== Data excerpt ==
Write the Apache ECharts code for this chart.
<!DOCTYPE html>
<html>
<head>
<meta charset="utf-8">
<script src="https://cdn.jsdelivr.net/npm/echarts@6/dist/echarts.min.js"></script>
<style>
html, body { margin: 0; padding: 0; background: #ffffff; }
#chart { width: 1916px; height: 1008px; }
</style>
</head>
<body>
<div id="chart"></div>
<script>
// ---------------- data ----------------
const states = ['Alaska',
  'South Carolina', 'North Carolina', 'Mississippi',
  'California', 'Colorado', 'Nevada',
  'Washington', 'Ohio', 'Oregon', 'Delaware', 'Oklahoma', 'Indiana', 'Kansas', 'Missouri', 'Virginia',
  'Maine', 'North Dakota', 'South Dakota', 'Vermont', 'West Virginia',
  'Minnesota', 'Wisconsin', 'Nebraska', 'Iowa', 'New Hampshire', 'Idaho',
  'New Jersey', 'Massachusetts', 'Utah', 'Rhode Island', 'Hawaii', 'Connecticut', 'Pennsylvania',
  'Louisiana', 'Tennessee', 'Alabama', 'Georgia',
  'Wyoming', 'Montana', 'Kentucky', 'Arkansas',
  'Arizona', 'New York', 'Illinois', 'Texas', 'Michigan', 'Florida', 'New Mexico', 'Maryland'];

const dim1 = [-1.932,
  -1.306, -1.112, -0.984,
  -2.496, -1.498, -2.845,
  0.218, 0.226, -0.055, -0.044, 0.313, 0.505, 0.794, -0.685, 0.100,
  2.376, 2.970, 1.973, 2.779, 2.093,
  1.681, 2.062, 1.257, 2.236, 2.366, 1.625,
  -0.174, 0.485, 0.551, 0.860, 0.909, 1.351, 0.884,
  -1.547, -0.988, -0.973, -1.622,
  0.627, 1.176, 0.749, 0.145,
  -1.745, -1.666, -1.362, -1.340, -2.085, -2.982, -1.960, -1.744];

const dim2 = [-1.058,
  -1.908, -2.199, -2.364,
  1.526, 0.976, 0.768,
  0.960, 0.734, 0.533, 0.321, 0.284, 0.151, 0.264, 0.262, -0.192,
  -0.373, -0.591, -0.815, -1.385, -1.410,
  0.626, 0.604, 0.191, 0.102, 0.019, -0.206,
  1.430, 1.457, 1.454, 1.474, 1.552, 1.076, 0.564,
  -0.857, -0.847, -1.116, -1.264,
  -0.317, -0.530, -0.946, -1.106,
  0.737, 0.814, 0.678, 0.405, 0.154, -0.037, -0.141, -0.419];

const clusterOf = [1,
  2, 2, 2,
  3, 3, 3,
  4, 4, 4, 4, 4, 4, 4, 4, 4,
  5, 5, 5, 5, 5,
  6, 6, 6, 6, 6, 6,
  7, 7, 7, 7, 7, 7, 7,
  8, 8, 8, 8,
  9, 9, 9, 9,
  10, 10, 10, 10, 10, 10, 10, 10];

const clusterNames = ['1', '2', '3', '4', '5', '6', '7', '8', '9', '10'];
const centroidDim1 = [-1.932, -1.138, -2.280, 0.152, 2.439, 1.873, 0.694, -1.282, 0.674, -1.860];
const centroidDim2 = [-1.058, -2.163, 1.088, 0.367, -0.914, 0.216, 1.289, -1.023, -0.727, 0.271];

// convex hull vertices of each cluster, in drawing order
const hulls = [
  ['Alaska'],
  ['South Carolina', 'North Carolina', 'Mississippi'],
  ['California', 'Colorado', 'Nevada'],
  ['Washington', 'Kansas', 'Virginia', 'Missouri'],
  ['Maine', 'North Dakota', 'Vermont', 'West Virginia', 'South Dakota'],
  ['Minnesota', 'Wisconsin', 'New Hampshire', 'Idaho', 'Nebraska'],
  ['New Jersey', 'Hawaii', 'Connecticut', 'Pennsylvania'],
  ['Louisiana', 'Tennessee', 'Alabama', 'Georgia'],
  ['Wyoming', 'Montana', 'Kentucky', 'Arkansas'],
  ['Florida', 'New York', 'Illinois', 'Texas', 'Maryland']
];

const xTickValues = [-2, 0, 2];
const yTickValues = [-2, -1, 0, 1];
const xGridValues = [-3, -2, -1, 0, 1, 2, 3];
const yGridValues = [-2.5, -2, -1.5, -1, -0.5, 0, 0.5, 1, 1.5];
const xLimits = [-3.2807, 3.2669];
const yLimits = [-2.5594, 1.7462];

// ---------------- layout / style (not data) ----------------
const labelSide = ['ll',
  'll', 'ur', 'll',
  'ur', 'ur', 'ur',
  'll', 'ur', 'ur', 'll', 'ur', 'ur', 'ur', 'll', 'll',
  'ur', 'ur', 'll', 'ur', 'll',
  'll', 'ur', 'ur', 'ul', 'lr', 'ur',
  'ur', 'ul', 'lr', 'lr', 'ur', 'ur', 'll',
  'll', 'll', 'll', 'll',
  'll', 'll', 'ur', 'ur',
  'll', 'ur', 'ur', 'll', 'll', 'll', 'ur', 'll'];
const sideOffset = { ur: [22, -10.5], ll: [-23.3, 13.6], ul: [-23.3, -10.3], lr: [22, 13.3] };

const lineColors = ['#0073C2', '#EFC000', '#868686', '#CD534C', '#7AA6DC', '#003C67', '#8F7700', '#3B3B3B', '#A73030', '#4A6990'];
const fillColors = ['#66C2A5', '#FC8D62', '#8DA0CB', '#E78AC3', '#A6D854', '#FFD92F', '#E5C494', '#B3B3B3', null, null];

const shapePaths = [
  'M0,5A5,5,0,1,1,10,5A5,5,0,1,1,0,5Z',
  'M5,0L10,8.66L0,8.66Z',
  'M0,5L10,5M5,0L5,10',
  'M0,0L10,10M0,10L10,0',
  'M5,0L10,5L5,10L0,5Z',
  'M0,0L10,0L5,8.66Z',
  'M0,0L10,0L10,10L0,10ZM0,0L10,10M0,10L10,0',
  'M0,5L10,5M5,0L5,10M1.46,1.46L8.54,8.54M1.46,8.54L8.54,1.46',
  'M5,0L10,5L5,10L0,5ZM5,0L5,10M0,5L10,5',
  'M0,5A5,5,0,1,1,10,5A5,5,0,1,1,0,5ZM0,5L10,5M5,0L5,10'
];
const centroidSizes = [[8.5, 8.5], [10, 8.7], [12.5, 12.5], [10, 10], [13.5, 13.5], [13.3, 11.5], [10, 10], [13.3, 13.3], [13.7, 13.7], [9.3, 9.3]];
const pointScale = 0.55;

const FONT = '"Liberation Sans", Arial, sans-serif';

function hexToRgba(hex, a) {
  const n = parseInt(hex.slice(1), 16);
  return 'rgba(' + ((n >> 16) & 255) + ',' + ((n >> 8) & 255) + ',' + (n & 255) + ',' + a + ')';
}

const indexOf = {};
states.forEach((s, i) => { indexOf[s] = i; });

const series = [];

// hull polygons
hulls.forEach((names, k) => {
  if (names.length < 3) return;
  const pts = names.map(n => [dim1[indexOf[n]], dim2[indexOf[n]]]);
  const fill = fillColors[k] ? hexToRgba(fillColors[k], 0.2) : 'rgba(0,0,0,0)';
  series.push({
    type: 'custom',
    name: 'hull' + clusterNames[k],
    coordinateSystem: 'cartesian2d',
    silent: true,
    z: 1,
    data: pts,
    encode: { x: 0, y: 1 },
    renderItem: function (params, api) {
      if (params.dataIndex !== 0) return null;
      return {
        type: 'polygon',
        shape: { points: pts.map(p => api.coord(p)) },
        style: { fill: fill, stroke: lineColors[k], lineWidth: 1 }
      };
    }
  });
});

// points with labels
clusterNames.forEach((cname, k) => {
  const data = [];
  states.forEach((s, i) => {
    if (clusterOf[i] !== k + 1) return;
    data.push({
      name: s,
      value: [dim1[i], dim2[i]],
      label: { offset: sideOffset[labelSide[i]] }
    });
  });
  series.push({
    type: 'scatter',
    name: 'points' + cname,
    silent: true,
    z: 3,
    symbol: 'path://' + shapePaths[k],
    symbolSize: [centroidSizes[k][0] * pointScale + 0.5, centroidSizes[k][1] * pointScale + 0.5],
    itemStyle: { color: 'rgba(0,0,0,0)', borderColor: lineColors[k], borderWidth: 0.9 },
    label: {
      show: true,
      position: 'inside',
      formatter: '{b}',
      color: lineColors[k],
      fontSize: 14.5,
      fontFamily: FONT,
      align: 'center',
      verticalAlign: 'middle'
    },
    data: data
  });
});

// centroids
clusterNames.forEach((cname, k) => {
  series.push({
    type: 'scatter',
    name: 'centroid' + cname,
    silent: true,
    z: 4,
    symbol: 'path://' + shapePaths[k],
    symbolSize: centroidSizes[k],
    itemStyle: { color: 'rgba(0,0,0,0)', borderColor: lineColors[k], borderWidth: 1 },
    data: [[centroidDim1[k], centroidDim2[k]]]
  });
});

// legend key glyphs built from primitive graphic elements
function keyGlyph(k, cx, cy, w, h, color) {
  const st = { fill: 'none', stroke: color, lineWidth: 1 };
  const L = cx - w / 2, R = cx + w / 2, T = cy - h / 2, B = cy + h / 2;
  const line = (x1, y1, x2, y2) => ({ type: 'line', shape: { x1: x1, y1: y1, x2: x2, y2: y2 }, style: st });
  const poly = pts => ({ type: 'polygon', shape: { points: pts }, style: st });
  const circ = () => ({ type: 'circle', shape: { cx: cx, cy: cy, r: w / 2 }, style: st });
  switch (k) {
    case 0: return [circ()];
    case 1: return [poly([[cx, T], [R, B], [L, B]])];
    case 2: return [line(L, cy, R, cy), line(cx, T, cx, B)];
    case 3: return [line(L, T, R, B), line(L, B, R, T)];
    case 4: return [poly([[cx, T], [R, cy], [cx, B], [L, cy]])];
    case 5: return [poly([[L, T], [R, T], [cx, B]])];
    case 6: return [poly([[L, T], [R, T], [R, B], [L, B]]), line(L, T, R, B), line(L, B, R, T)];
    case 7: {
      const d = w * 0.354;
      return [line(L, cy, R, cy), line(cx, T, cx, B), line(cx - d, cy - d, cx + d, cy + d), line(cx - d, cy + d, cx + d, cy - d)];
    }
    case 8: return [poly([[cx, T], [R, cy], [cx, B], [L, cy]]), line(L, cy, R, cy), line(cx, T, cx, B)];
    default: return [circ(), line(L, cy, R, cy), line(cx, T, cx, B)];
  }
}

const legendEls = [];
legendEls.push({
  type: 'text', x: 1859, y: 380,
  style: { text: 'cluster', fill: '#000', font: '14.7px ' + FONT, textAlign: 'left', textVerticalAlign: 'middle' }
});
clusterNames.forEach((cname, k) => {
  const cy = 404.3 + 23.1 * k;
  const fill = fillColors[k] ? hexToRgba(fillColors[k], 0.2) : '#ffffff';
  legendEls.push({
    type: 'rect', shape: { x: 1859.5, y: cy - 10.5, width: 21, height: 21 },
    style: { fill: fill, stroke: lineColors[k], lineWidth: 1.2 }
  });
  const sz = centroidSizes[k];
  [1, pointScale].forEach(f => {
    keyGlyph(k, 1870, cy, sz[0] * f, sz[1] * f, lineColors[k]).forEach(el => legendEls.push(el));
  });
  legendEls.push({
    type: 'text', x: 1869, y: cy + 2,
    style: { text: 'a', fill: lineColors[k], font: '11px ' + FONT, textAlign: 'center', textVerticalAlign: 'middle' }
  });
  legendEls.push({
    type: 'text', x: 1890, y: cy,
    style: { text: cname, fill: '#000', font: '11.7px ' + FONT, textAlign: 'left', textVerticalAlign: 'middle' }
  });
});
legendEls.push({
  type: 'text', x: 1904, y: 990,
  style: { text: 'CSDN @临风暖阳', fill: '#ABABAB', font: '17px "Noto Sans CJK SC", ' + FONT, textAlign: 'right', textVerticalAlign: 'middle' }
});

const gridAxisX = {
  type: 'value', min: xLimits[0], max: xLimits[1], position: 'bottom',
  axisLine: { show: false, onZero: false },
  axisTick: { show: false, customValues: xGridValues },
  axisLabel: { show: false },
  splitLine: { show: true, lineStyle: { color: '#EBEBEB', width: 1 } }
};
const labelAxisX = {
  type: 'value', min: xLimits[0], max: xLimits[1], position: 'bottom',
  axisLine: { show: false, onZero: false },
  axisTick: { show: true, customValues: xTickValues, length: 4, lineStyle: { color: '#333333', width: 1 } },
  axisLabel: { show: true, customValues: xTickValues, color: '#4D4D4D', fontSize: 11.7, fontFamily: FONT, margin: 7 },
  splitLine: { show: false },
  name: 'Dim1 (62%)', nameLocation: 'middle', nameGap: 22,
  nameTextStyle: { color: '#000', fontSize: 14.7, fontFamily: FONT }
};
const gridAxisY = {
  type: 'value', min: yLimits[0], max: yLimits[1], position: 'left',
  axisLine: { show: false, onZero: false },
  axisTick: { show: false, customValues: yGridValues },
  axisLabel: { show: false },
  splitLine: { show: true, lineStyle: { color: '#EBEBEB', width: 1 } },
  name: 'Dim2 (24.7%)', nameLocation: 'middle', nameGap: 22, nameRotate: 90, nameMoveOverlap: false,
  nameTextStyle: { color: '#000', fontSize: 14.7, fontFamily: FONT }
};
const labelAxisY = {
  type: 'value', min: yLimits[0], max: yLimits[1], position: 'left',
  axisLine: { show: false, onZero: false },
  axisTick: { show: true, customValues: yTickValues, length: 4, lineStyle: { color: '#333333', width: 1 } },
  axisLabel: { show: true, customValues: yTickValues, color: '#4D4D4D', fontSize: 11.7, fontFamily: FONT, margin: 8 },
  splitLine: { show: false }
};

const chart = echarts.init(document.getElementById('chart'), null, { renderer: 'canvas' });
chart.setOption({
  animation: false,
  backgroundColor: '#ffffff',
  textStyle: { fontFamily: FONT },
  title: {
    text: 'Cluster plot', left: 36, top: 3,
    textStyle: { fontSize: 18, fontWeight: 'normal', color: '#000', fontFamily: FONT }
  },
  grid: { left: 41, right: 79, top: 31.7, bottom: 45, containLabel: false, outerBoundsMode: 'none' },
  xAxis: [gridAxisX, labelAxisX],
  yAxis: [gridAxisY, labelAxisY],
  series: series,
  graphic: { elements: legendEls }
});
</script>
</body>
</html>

== Work to do ==
Set down each line of the material verbatim, from the first line through the line that contains "York', 'Illinois', 'Texas', 'Michigan', 'Florida', 'New".

== Output for this exercise ==
Write the Apache ECharts code for this chart.
<!DOCTYPE html>
<html>
<head>
<meta charset="utf-8">
<script src="https://cdn.jsdelivr.net/npm/echarts@6/dist/echarts.min.js"></script>
<style>
html, body { margin: 0; padding: 0; background: #ffffff; }
#chart { width: 1916px; height: 1008px; }
</style>
</head>
<body>
<div id="chart"></div>
<script>
// ---------------- data ----------------
const states = ['Alaska',
  'South Carolina', 'North Carolina', 'Mississippi',
  'California', 'Colorado', 'Nevada',
  'Washington', 'Ohio', 'Oregon', 'Delaware', 'Oklahoma', 'Indiana', 'Kansas', 'Missouri', 'Virginia',
  'Maine', 'North Dakota', 'South Dakota', 'Vermont', 'West Virginia',
  'Minnesota', 'Wisconsin', 'Nebraska', 'Iowa', 'New Hampshire', 'Idaho',
  'New Jersey', 'Massachusetts', 'Utah', 'Rhode Island', 'Hawaii', 'Connecticut', 'Pennsylvania',
  'Louisiana', 'Tennessee', 'Alabama', 'Georgia',
  'Wyoming', 'Montana', 'Kentucky', 'Arkansas',
  'Arizona', 'New York', 'Illinois', 'Texas', 'Michigan', 'Florida', 'New Mexico', 'Maryland'];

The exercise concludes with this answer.